TASK TO COMPLETE
Return all of the data exactly as written, without the pictures.

****************

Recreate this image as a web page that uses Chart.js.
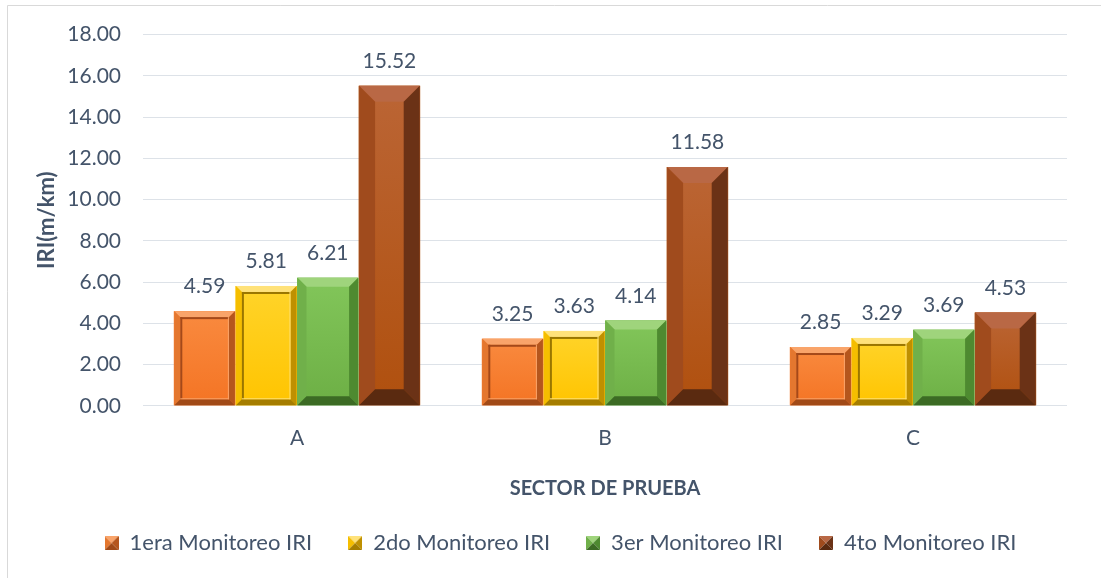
<!DOCTYPE html>
<html lang="es">
<head>
<meta charset="UTF-8" />
<title>IRI por sector</title>
<script src="https://cdn.jsdelivr.net/npm/chart.js@4.4.1/dist/chart.umd.min.js"></script>
<style>
  html, body { margin: 0; padding: 0; background: #fff; }
  #wrap { width: 1101px; height: 578px; }
</style>
</head>
<body>
<div id="wrap"><canvas id="iriChart" width="1101" height="578"></canvas></div>
<script>
const sectores = ['A', 'B', 'C'];
const monitoreo1 = [4.59, 3.25, 2.85];
const monitoreo2 = [5.81, 3.63, 3.29];
const monitoreo3 = [6.21, 4.14, 3.69];
const monitoreo4 = [15.52, 11.58, 4.53];
const serieNombres = ['1era Monitoreo IRI', '2do Monitoreo IRI', '3er Monitoreo IRI', '4to Monitoreo IRI'];
const yTicks = [0, 2, 4, 6, 8, 10, 12, 14, 16, 18];

const textColor = '#44546A';
const fuente = 'Lato, "Open Sans", sans-serif';

// colores del efecto bisel de cada serie
const biseles = [
    { face: ['#F98A3F', '#F47424'], top: '#F9A46A', left: '#E4772F', right: '#B5561D', bottom: '#A14A17', inner: '#A4491A', size: 6 },
    { face: ['#FFD42A', '#FFC400'], top: '#FFE27A', left: '#F5BE00', right: '#BF9000', bottom: '#A57D00', inner: '#9A7600', size: 6 },
    { face: ['#82C65A', '#6DAF45'], top: '#9FD47C', left: '#70B04A', right: '#4E8A30', bottom: '#3C6B24', inner: null, size: 9 },
    { face: ['#BB6535', '#B0500E'], top: '#B96845', left: '#A04B1D', right: '#6B3216', bottom: '#5A2A10', inner: null, size: 16 }
];

function trapecio(ctx, pts, color) {
    ctx.beginPath();
    ctx.moveTo(pts[0][0], pts[0][1]);
    for (let i = 1; i < pts.length; i++) ctx.lineTo(pts[i][0], pts[i][1]);
    ctx.closePath();
    ctx.fillStyle = color;
    ctx.fill();
}

function dibujarBisel(ctx, l, t, r, b, c) {
    let s = Math.min(c.size, (r - l) / 2 - 2, (b - t) / 2 - 1);
    if (s < 1) s = 1;
    const g = ctx.createLinearGradient(0, t, 0, b);
    g.addColorStop(0, c.face[0]);
    g.addColorStop(1, c.face[1]);
    ctx.fillStyle = g;
    ctx.fillRect(l, t, r - l, b - t);
    trapecio(ctx, [[l, t], [r, t], [r - s, t + s], [l + s, t + s]], c.top);
    trapecio(ctx, [[l, t], [l + s, t + s], [l + s, b - s], [l, b]], c.left);
    trapecio(ctx, [[r, t], [r, b], [r - s, b - s], [r - s, t + s]], c.right);
    trapecio(ctx, [[l, b], [l + s, b - s], [r - s, b - s], [r, b]], c.bottom);
    if (c.inner) {
        // marco interior hundido
        ctx.fillStyle = c.inner;
        ctx.fillRect(l + s, t + s, r - l - 2 * s, 2);
        ctx.fillRect(l + s, t + s, 2, b - t - 2 * s);
        ctx.fillStyle = c.top;
        ctx.fillRect(l + s, b - s - 1, r - l - 2 * s, 1);
        ctx.fillRect(r - s - 1, t + s, 1, b - t - 2 * s);
    }
}

function iconoLeyenda(c) {
    const cv = document.createElement('canvas');
    cv.width = 14; cv.height = 14;
    const ctx = cv.getContext('2d');
    trapecio(ctx, [[0, 0], [14, 0], [7, 7]], c.top);
    trapecio(ctx, [[0, 0], [7, 7], [0, 14]], c.left);
    trapecio(ctx, [[14, 0], [14, 14], [7, 7]], c.right);
    trapecio(ctx, [[0, 14], [7, 7], [14, 14]], c.bottom);
    return cv;
}

const marcoPlugin = {
    id: 'marco',
    beforeDraw(chart) {
        const ctx = chart.ctx;
        ctx.save();
        ctx.fillStyle = '#fff';
        ctx.fillRect(0, 0, chart.width, chart.height);
        ctx.strokeStyle = '#D9D9D9';
        ctx.lineWidth = 1;
        ctx.beginPath();
        ctx.moveTo(7.5, chart.height);
        ctx.lineTo(7.5, 5.5);
        ctx.lineTo(chart.width, 5.5);
        ctx.stroke();
        ctx.restore();
    },
    afterUpdate(chart) {
        // la leyenda del original queda algo más a la derecha
        chart.legend.left += 23;
        chart.legend.right += 23;
    }
};

const biselPlugin = {
    id: 'bisel',
    afterDatasetsDraw(chart) {
        const ctx = chart.ctx;
        ctx.save();
        chart.data.datasets.forEach((ds, i) => {
            const meta = chart.getDatasetMeta(i);
            meta.data.forEach((bar, j) => {
                const p = bar.getProps(['x', 'y', 'base', 'width'], true);
                const l = p.x - p.width / 2 + 0.5;
                const r = p.x + p.width / 2 - 0.5;
                dibujarBisel(ctx, l, p.y, r, p.base, biseles[i]);
                ctx.fillStyle = textColor;
                ctx.font = '21px ' + fuente;
                ctx.textAlign = 'center';
                ctx.textBaseline = 'bottom';
                ctx.fillText(ds.data[j].toFixed(2), p.x, p.y - 14);
            });
        });
        ctx.restore();
    }
};

const series = [monitoreo1, monitoreo2, monitoreo3, monitoreo4];

new Chart(document.getElementById('iriChart').getContext('2d'), {
    type: 'bar',
    data: {
        labels: sectores,
        datasets: series.map((vals, i) => ({
            label: serieNombres[i],
            data: vals,
            backgroundColor: biseles[i].face[1],
            borderWidth: 0,
            pointStyle: iconoLeyenda(biseles[i]),
            barPercentage: 1.0,
            categoryPercentage: 0.8
        }))
    },
    options: {
        responsive: false,
        animation: false,
        layout: { padding: { left: 8, right: 34, top: 22, bottom: 14 } },
        plugins: {
            legend: {
                position: 'bottom',
                labels: {
                    usePointStyle: true,
                    boxWidth: 14,
                    boxHeight: 14,
                    padding: 36,
                    color: textColor,
                    font: { family: fuente, size: 22 }
                }
            },
            tooltip: { enabled: false }
        },
        scales: {
            x: {
                grid: { display: false },
                border: { display: false },
                ticks: { color: textColor, font: { family: fuente, size: 21 }, padding: 12 },
                title: {
                    display: true,
                    text: 'SECTOR DE PRUEBA',
                    color: textColor,
                    font: { family: fuente, size: 20, weight: 'bold' },
                    padding: { top: 14, bottom: -5 }
                }
            },
            y: {
                min: 0,
                max: 18,
                afterBuildTicks(scale) { scale.ticks = yTicks.map(v => ({ value: v })); },
                afterFit(scale) { scale.width = 135; },
                grid: { color: '#DDE2E8', lineWidth: 1, drawTicks: false },
                border: { display: false },
                ticks: {
                    color: textColor,
                    font: { family: fuente, size: 21 },
                    padding: 22,
                    callback: v => Number(v).toFixed(2)
                },
                title: {
                    display: true,
                    text: 'IRI(m/km)',
                    color: textColor,
                    font: { family: fuente, size: 22, weight: 'bold' },
                    padding: { top: 26, bottom: 0 }
                }
            }
        }
    },
    plugins: [marcoPlugin, biselPlugin]
});
</script>
</body>
</html>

****************

RESPONSE TO THIS TASK
Recreate this image as a web page that uses Chart.js.
<!DOCTYPE html>
<html lang="es">
<head>
<meta charset="UTF-8" />
<title>IRI por sector</title>
<script src="https://cdn.jsdelivr.net/npm/chart.js@4.4.1/dist/chart.umd.min.js"></script>
<style>
  html, body { margin: 0; padding: 0; background: #fff; }
  #wrap { width: 1101px; height: 578px; }
</style>
</head>
<body>
<div id="wrap"><canvas id="iriChart" width="1101" height="578"></canvas></div>
<script>
const sectores = ['A', 'B', 'C'];
const monitoreo1 = [4.59, 3.25, 2.85];
const monitoreo2 = [5.81, 3.63, 3.29];
const monitoreo3 = [6.21, 4.14, 3.69];
const monitoreo4 = [15.52, 11.58, 4.53];
const serieNombres = ['1era Monitoreo IRI', '2do Monitoreo IRI', '3er Monitoreo IRI', '4to Monitoreo IRI'];
const yTicks = [0, 2, 4, 6, 8, 10, 12, 14, 16, 18];

const textColor = '#44546A';
const fuente = 'Lato, "Open Sans", sans-serif';

// colores del efecto bisel de cada serie
const biseles = [
    { face: ['#F98A3F', '#F47424'], top: '#F9A46A', left: '#E4772F', right: '#B5561D', bottom: '#A14A17', inner: '#A4491A', size: 6 },
    { face: ['#FFD42A', '#FFC400'], top: '#FFE27A', left: '#F5BE00', right: '#BF9000', bottom: '#A57D00', inner: '#9A7600', size: 6 },
    { face: ['#82C65A', '#6DAF45'], top: '#9FD47C', left: '#70B04A', right: '#4E8A30', bottom: '#3C6B24', inner: null, size: 9 },
    { face: ['#BB6535', '#B0500E'], top: '#B96845', left: '#A04B1D', right: '#6B3216', bottom: '#5A2A10', inner: null, size: 16 }
];

function trapecio(ctx, pts, color) {
    ctx.beginPath();
    ctx.moveTo(pts[0][0], pts[0][1]);
    for (let i = 1; i < pts.length; i++) ctx.lineTo(pts[i][0], pts[i][1]);
    ctx.closePath();
    ctx.fillStyle = color;
    ctx.fill();
}

function dibujarBisel(ctx, l, t, r, b, c) {
    let s = Math.min(c.size, (r - l) / 2 - 2, (b - t) / 2 - 1);
    if (s < 1) s = 1;
    const g = ctx.createLinearGradient(0, t, 0, b);
    g.addColorStop(0, c.face[0]);
    g.addColorStop(1, c.face[1]);
    ctx.fillStyle = g;
    ctx.fillRect(l, t, r - l, b - t);
    trapecio(ctx, [[l, t], [r, t], [r - s, t + s], [l + s, t + s]], c.top);
    trapecio(ctx, [[l, t], [l + s, t + s], [l + s, b - s], [l, b]], c.left);
    trapecio(ctx, [[r, t], [r, b], [r - s, b - s], [r - s, t + s]], c.right);
    trapecio(ctx, [[l, b], [l + s, b - s], [r - s, b - s], [r, b]], c.bottom);
    if (c.inner) {
        // marco interior hundido
        ctx.fillStyle = c.inner;
        ctx.fillRect(l + s, t + s, r - l - 2 * s, 2);
        ctx.fillRect(l + s, t + s, 2, b - t - 2 * s);
        ctx.fillStyle = c.top;
        ctx.fillRect(l + s, b - s - 1, r - l - 2 * s, 1);
        ctx.fillRect(r - s - 1, t + s, 1, b - t - 2 * s);
    }
}

function iconoLeyenda(c) {
    const cv = document.createElement('canvas');
    cv.width = 14; cv.height = 14;
    const ctx = cv.getContext('2d');
    trapecio(ctx, [[0, 0], [14, 0], [7, 7]], c.top);
    trapecio(ctx, [[0, 0], [7, 7], [0, 14]], c.left);
    trapecio(ctx, [[14, 0], [14, 14], [7, 7]], c.right);
    trapecio(ctx, [[0, 14], [7, 7], [14, 14]], c.bottom);
    return cv;
}

const marcoPlugin = {
    id: 'marco',
    beforeDraw(chart) {
        const ctx = chart.ctx;
        ctx.save();
        ctx.fillStyle = '#fff';
        ctx.fillRect(0, 0, chart.width, chart.height);
        ctx.strokeStyle = '#D9D9D9';
        ctx.lineWidth = 1;
        ctx.beginPath();
        ctx.moveTo(7.5, chart.height);
        ctx.lineTo(7.5, 5.5);
        ctx.lineTo(chart.width, 5.5);
        ctx.stroke();
        ctx.restore();
    },
    afterUpdate(chart) {
        // la leyenda del original queda algo más a la derecha
        chart.legend.left += 23;
        chart.legend.right += 23;
    }
};

const biselPlugin = {
    id: 'bisel',
    afterDatasetsDraw(chart) {
        const ctx = chart.ctx;
        ctx.save();
        chart.data.datasets.forEach((ds, i) => {
            const meta = chart.getDatasetMeta(i);
            meta.data.forEach((bar, j) => {
                const p = bar.getProps(['x', 'y', 'base', 'width'], true);
                const l = p.x - p.width / 2 + 0.5;
                const r = p.x + p.width / 2 - 0.5;
                dibujarBisel(ctx, l, p.y, r, p.base, biseles[i]);
                ctx.fillStyle = textColor;
                ctx.font = '21px ' + fuente;
                ctx.textAlign = 'center';
                ctx.textBaseline = 'bottom';
                ctx.fillText(ds.data[j].toFixed(2), p.x, p.y - 14);
            });
        });
        ctx.restore();
    }
};

const series = [monitoreo1, monitoreo2, monitoreo3, monitoreo4];

new Chart(document.getElementById('iriChart').getContext('2d'), {
    type: 'bar',
    data: {
        labels: sectores,
        datasets: series.map((vals, i) => ({
            label: serieNombres[i],
            data: vals,
            backgroundColor: biseles[i].face[1],
            borderWidth: 0,
            pointStyle: iconoLeyenda(biseles[i]),
            barPercentage: 1.0,
            categoryPercentage: 0.8
        }))
    },
    options: {
        responsive: false,
        animation: false,
        layout: { padding: { left: 8, right: 34, top: 22, bottom: 14 } },
        plugins: {
            legend: {
                position: 'bottom',
                labels: {
                    usePointStyle: true,
                    boxWidth: 14,
                    boxHeight: 14,
                    padding: 36,
                    color: textColor,
                    font: { family: fuente, size: 22 }
                }
            },
            tooltip: { enabled: false }
        },
        scales: {
            x: {
                grid: { display: false },
                border: { display: false },
                ticks: { color: textColor, font: { family: fuente, size: 21 }, padding: 12 },
                title: {
                    display: true,
                    text: 'SECTOR DE PRUEBA',
                    color: textColor,
                    font: { family: fuente, size: 20, weight: 'bold' },
                    padding: { top: 14, bottom: -5 }
                }
            },
            y: {
                min: 0,
                max: 18,
                afterBuildTicks(scale) { scale.ticks = yTicks.map(v => ({ value: v })); },
                afterFit(scale) { scale.width = 135; },
                grid: { color: '#DDE2E8', lineWidth: 1, drawTicks: false },
                border: { display: false },
                ticks: {
                    color: textColor,
                    font: { family: fuente, size: 21 },
                    padding: 22,
                    callback: v => Number(v).toFixed(2)
                },
                title: {
                    display: true,
                    text: 'IRI(m/km)',
                    color: textColor,
                    font: { family: fuente, size: 22, weight: 'bold' },
                    padding: { top: 26, bottom: 0 }
                }
            }
        }
    },
    plugins: [marcoPlugin, biselPlugin]
});
</script>
</body>
</html>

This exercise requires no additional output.